Company culture — the shared values, goals, attitudes and practices of an organization — is the bedrock of innovation. But where does a company’s culture originate?
“People say culture has got to come from the top,” Rafe Rosato, chief innovation officer for DLL Group, says. “But that’s not where it comes from. Culture comes from the bottom. Structure, rules, governance, funding, allocation, resources, priorities, all of those things come from the top.”
“Our employees make our culture every day, in the way they think, in the way they brainstorm with their coworkers,” Jackie Havel, vice president of human resources at Amur Equipment Finance, says. “The HR team can brainstorm about the culture and about what we’d like it to look like, but it’s the employees that drive it.”
Setting Up for Success
At the same time, Havel says leaders must prioritize innovation and let it flow down through the organization.
“You need to write things down,” Eric Starr, SVP of program operations and risk at Accord Financial, says. “Otherwise, people don’t know what you’re trying to do. Write them down, repeat them, share them and make it transparent so everybody knows how you’re thinking, where you’re going and what you’re doing.”

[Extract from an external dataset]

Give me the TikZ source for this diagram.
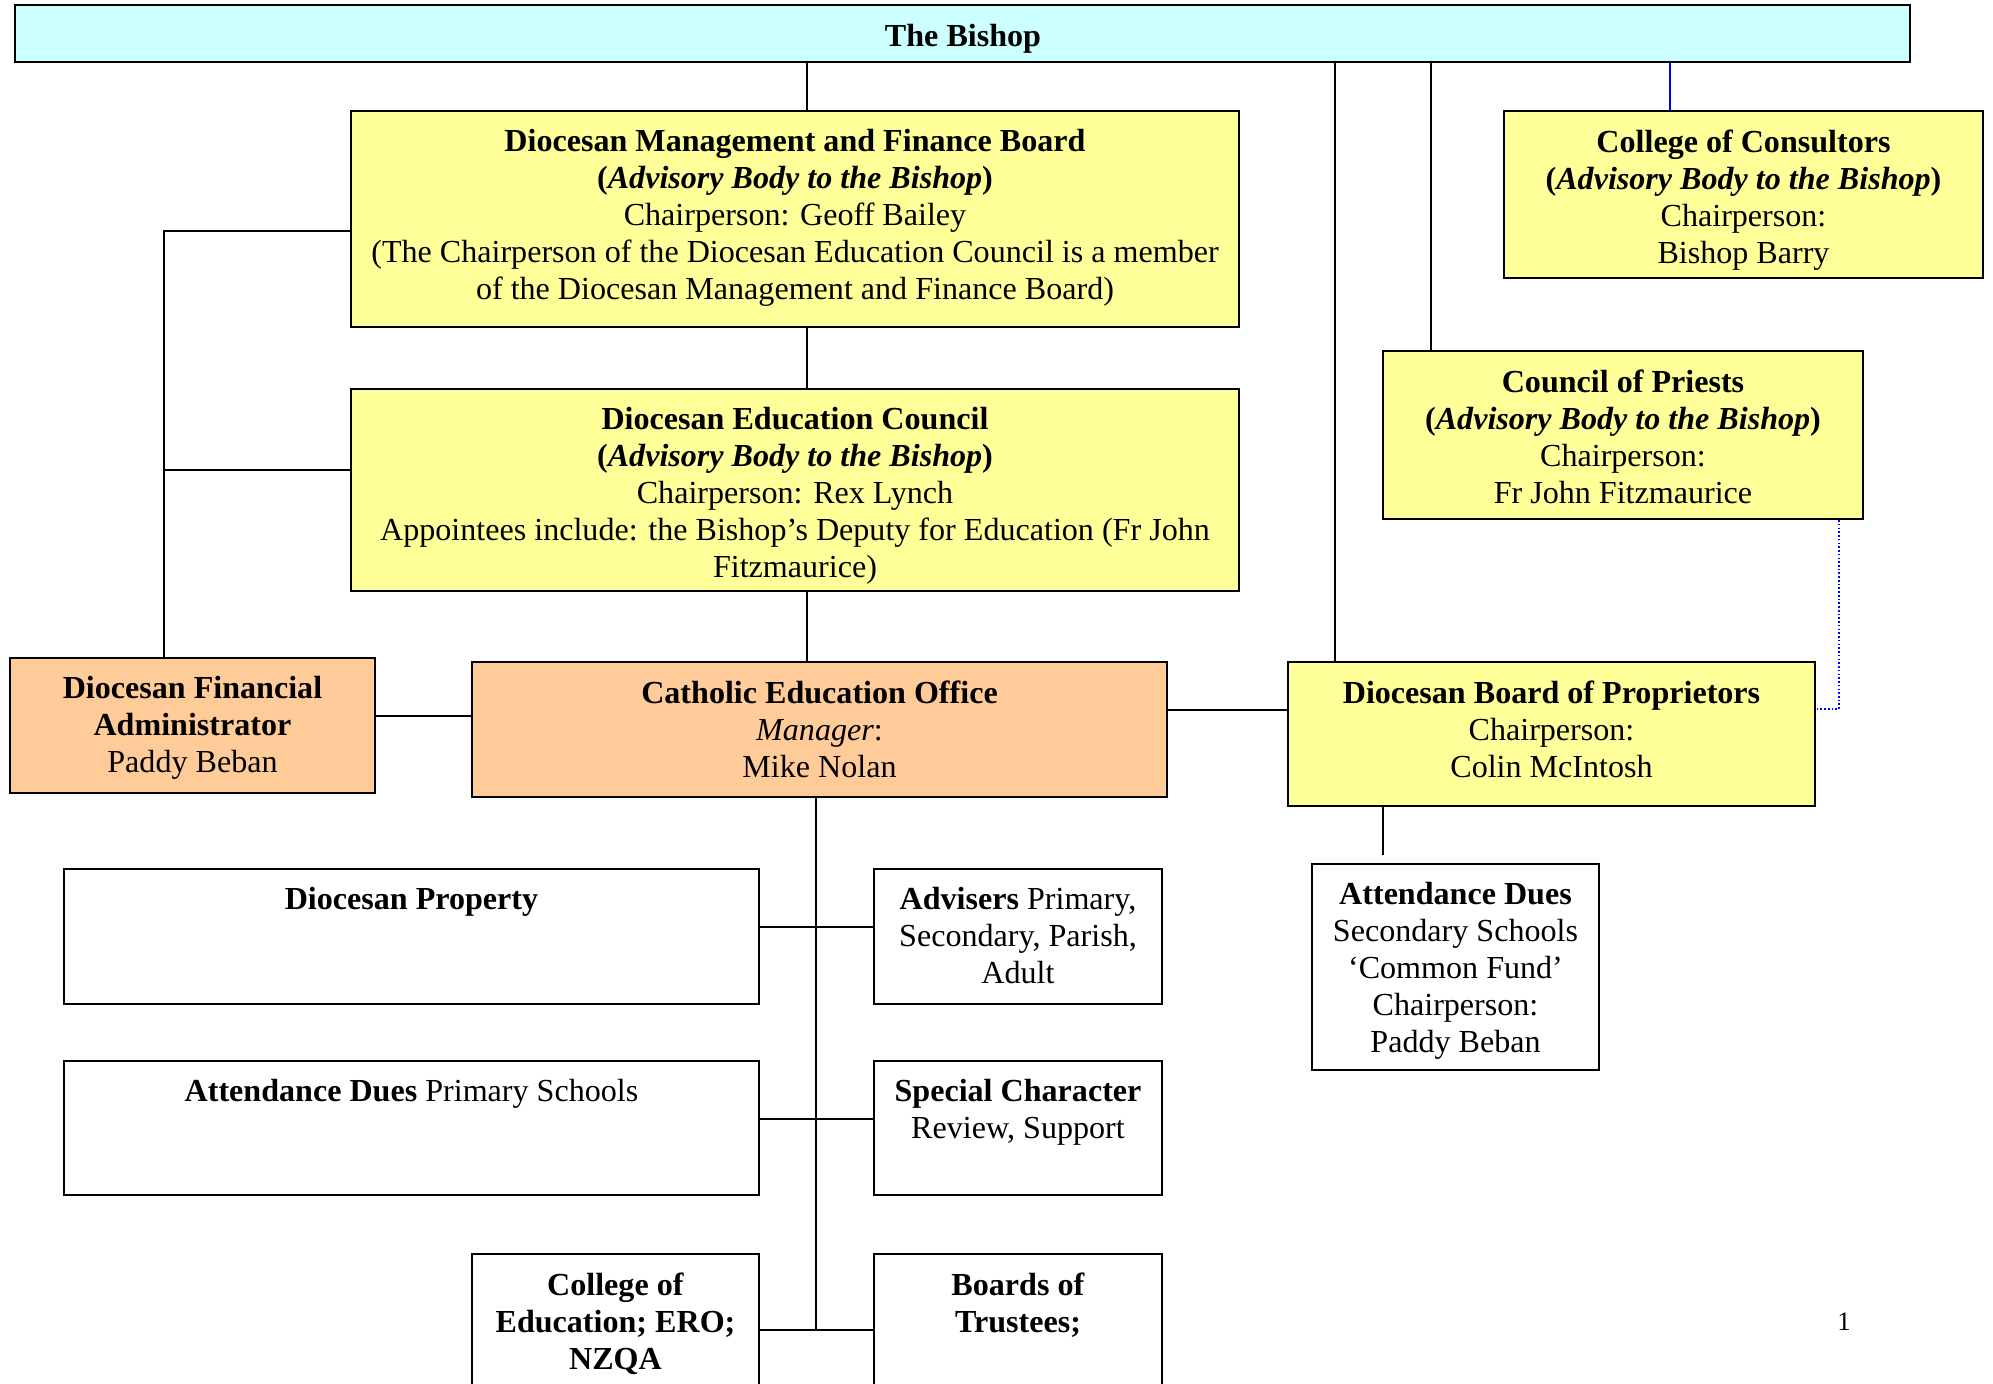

Starr suggests leaders determine not only the company’s core values but clearly state its vision, mission and objectives, which will naturally lead to identifying necessary goals and initiatives. “You start from the top down, and then you grow from the bottom up until you achieve,” Starr says.
Angela Armstrong, president of Prime Capital, took her team through business execution coaching with a group called Results, which helped her team reach an important conclusion: “It’s not the lack of ideas that prevents companies from moving forward in innovation, making change or growing or scaling. It’s the lack of disciplined, continuous execution,” Armstrong says.
The Prime Capital team already had a process of quarterly sprint objectives built by cross-sectional teams, but business execution coaching helped them move beyond day-to-day tasks into the realm of micro innovations. The team learned to identify one thing they wanted to change within 90 days and make it happen.